- Genre: Reality television
- Presented by: Carol Vorderman
- Judges: Yvon Grace Paul de Freitas Bill Lyons
- Narrated by: Daniel Hill
- Country of origin: United Kingdom
- Original language: English
- No. of series: 1
- No. of episodes: 10

Production
- Running time: 30–60 minutes (inc. adverts)
- Production company: LWT

Original release
- Network: ITV
- Release: 3 September – 7 November 2001

Related
- I Wanna Be a Soap Star

= Soapstars =

Soapstars is a British reality television show that aired on ITV from 3 September 2001 to 7 November 2001. The series featured thousands of contestants auditioning to be cast as part of a new family—consisting of a mother, father and three teenage children—in the ITV soap opera Emmerdale.
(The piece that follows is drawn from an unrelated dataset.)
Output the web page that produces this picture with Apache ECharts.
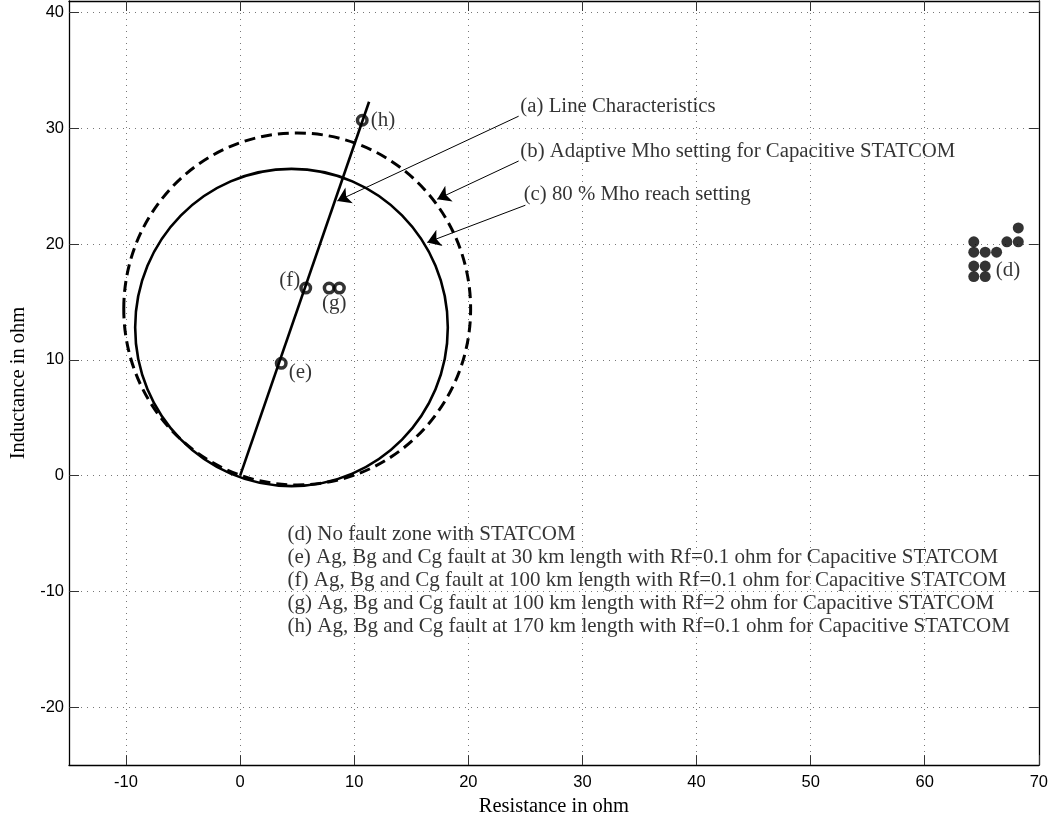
<!DOCTYPE html>
<html><head><meta charset="utf-8">
<script src="https://cdn.jsdelivr.net/npm/echarts@6/dist/echarts.min.js"></script>
<style>html,body{margin:0;padding:0;background:#fff}#c{width:1051px;height:822px}</style>
</head><body><div id="c"></div>
<script>
// ---- data ----
const xTicks = [-10, 0, 10, 20, 30, 40, 50, 60, 70];
const yTicks = [-20, -10, 0, 10, 20, 30, 40];
const lineCharacteristic = [[0, 0], [11.3, 32.3]];
const adaptiveMho = [[5.0, 14.4, 15.2]];   // [centre R, centre X, radius]
const reachMho = [[4.5, 12.8, 13.7]];
const faultE = [[3.6, 9.7]];
const faultF = [[5.75, 16.2]];
const faultG = [[7.8, 16.2], [8.7, 16.2]];
const faultH = [[10.7, 30.7]];
const noFaultZone = [
  [64.3, 20.2], [64.3, 19.3], [65.3, 19.3], [66.3, 19.3],
  [64.3, 18.1], [65.3, 18.1], [64.3, 17.2], [65.3, 17.2],
  [67.2, 20.2], [68.2, 20.2], [68.2, 21.4]
];
const calloutTexts = ['(a) Line Characteristics', '(b) Adaptive Mho setting for Capacitive STATCOM', '(c) 80 % Mho reach setting'];
const calloutTextAt = [[24.56, 31.9], [24.56, 28.04], [24.85, 24.31]];
const calloutArrows = [
  [[24.41, 31.05], [8.52, 23.73]],
  [[24.41, 27.18], [17.27, 23.88]],
  [[25.0, 23.36], [16.4, 20.15]]
];
const noteLines = [
  '(d) No fault zone with STATCOM',
  '(e) Ag, Bg and Cg fault at 30 km length with Rf=0.1 ohm for Capacitive STATCOM',
  '(f) Ag, Bg and Cg fault at 100 km length with Rf=0.1 ohm for Capacitive STATCOM',
  '(g) Ag, Bg and Cg fault at 100 km length with Rf=2 ohm for Capacitive STATCOM',
  '(h) Ag, Bg and Cg fault at 170 km length with Rf=0.1 ohm for Capacitive STATCOM'
];
const noteAt = [4.15, -9.04];

// ---- chart ----
const serif = 'Liberation Serif';
const sans = 'Liberation Sans';
const chart = echarts.init(document.getElementById('c'), null, {renderer: 'canvas'});

function ellipseSeries(data, dashed) {
  return {
    type: 'custom',
    coordinateSystem: 'cartesian2d',
    data: data,
    silent: true,
    z: 3,
    renderItem: function (params, api) {
      const c = api.coord([api.value(0), api.value(1)]);
      const s = api.size([api.value(2), api.value(2)]);
      return {
        type: 'ellipse',
        shape: {cx: c[0], cy: c[1], rx: s[0], ry: s[1]},
        style: {fill: 'none', stroke: '#000', lineWidth: dashed ? 3 : 2.6, lineDash: dashed ? [11, 6] : null}
      };
    }
  };
}

const ringStyle = {color: 'rgba(255,255,255,0)', borderColor: '#000', borderWidth: 3.5};
const labelFont = {fontFamily: serif, fontSize: 21, color: '#000'};
const calloutFont = {fontFamily: serif, fontSize: 20.8, color: '#000'};

const baseX = {
  type: 'value', min: -15, max: 70,
  axisLine: {show: true, onZero: false, lineStyle: {color: '#000', width: 1.3}},
  axisTick: {show: true, inside: true, length: 10, customValues: xTicks, lineStyle: {color: '#333', width: 1}},
};
const baseY = {
  type: 'value', min: -25, max: 41,
  axisLine: {show: true, onZero: false, lineStyle: {color: '#000', width: 1.3}},
  axisTick: {show: true, inside: true, length: 10, customValues: yTicks, lineStyle: {color: '#333', width: 1}},
};

chart.setOption({
  animation: false,
  backgroundColor: '#fff',
  grid: {left: 67, right: 11, top: 1, bottom: 54, containLabel: false},
  xAxis: [
    Object.assign({}, baseX, {
      position: 'bottom',
      name: 'Resistance in ohm', nameLocation: 'middle', nameGap: 29,
      nameTextStyle: {fontFamily: serif, fontSize: 20.5, color: '#000'},
      axisLabel: {show: true, customValues: xTicks, fontFamily: sans, fontSize: 16.5, color: '#000', margin: 9},
      splitLine: {show: true, lineStyle: {color: '#777', width: 1, type: [1, 5]}}
    }),
    Object.assign({}, baseX, {
      position: 'top', axisLabel: {show: false}, splitLine: {show: false}
    })
  ],
  yAxis: [
    Object.assign({}, baseY, {
      position: 'left',
      name: 'Inductance in ohm', nameLocation: 'middle', nameGap: 40,
      nameTextStyle: {fontFamily: serif, fontSize: 20.5, color: '#000'},
      axisLabel: {show: true, customValues: yTicks, fontFamily: sans, fontSize: 16.5, color: '#000', margin: 5},
      splitLine: {show: true, lineStyle: {color: '#777', width: 1, type: [1, 5]}}
    }),
    Object.assign({}, baseY, {
      position: 'right', axisLabel: {show: false}, splitLine: {show: false}
    })
  ],
  series: [
    ellipseSeries(adaptiveMho, true),
    ellipseSeries(reachMho, false),
    {
      type: 'line', data: lineCharacteristic, symbol: 'none', z: 4,
      lineStyle: {color: '#000', width: 2.6}
    },
    {
      type: 'lines', coordinateSystem: 'cartesian2d', z: 5,
      data: calloutArrows.map(c => ({coords: c})),
      symbol: ['none', 'arrow'], symbolSize: [0, 13],
      lineStyle: {color: '#000', width: 1, opacity: 1}
    },
    {
      type: 'scatter', data: faultE, symbol: 'circle', symbolSize: 9.5, z: 6,
      itemStyle: ringStyle,
      label: Object.assign({show: true, formatter: '(e)', position: 'right', distance: 0, offset: [1, 9]}, labelFont)
    },
    {
      type: 'scatter', data: faultF, symbol: 'circle', symbolSize: 9.5, z: 6,
      itemStyle: ringStyle,
      label: Object.assign({show: true, formatter: '(f)', position: 'left', distance: 0, offset: [1, -8]}, labelFont)
    },
    {
      type: 'scatter', data: faultG, symbol: 'circle', symbolSize: 9.5, z: 6,
      itemStyle: ringStyle,
      label: Object.assign({show: true, formatter: function (p) { return p.dataIndex === 0 ? '(g)' : ''; },
        position: 'bottom', distance: 0, offset: [5, -2]}, labelFont)
    },
    {
      type: 'scatter', data: faultH, symbol: 'circle', symbolSize: 9.5, z: 6,
      itemStyle: ringStyle,
      label: Object.assign({show: true, formatter: '(h)', position: 'right', distance: 0, offset: [2, 0]}, labelFont)
    },
    {
      type: 'scatter', data: noFaultZone, symbol: 'circle', symbolSize: 11, z: 6,
      itemStyle: {color: '#000'},
      label: Object.assign({show: true, formatter: function (p) { return p.dataIndex === 5 ? '(d)' : ''; },
        position: 'right', distance: 0, offset: [5, 4]}, labelFont)
    },
    {
      type: 'scatter', symbolSize: 0, z: 7, silent: true,
      data: calloutTextAt.map((p, i) => ({value: [p[0], p[1], calloutTexts[i]]})),
      label: Object.assign({show: true, formatter: p => p.value[2], position: 'right', distance: 0, align: 'left', verticalAlign: 'middle'}, calloutFont)
    },
    {
      type: 'scatter', symbolSize: 0, z: 7, silent: true,
      data: [{value: [noteAt[0], noteAt[1], noteLines.join('\n')]}],
      label: Object.assign({show: true, formatter: p => p.value[2], position: 'right', distance: 0, align: 'left', verticalAlign: 'middle', lineHeight: 23}, labelFont)
    }
  ]
});
</script></body></html>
The judging panel consisted of drama producer Yvon Grace, casting director Paul de Freitas, and Emmerdale scriptwriter Bill Lyons.

Auditions for Soapstars began on 8 June 2001 in Sheffield. British actor's trade union Equity released a statement critical of the series, stating it was "an insulting affront to the men and women in our profession who endure low rates of pay, rejection and humiliation in the course of their work, despite their training, experience, dedication and talent."

The winners of Soapstars were Dee Whitehead (for the role of Maggie Calder), Mark Jardine (for the role of Phil Weston), Elspeth Brodie (for the role of Lucy Calder), Jason Hain (for the role of Craig Calder) and Ruth Abram (for the role of Jess Weston). They initially won three month contracts to appear as the Calder family in Emmerdale, beginning in November 2001. Their contracts were later extended, but by August 2002, all the winners had left the show.

The show was inspired by the earlier reality show Popstars.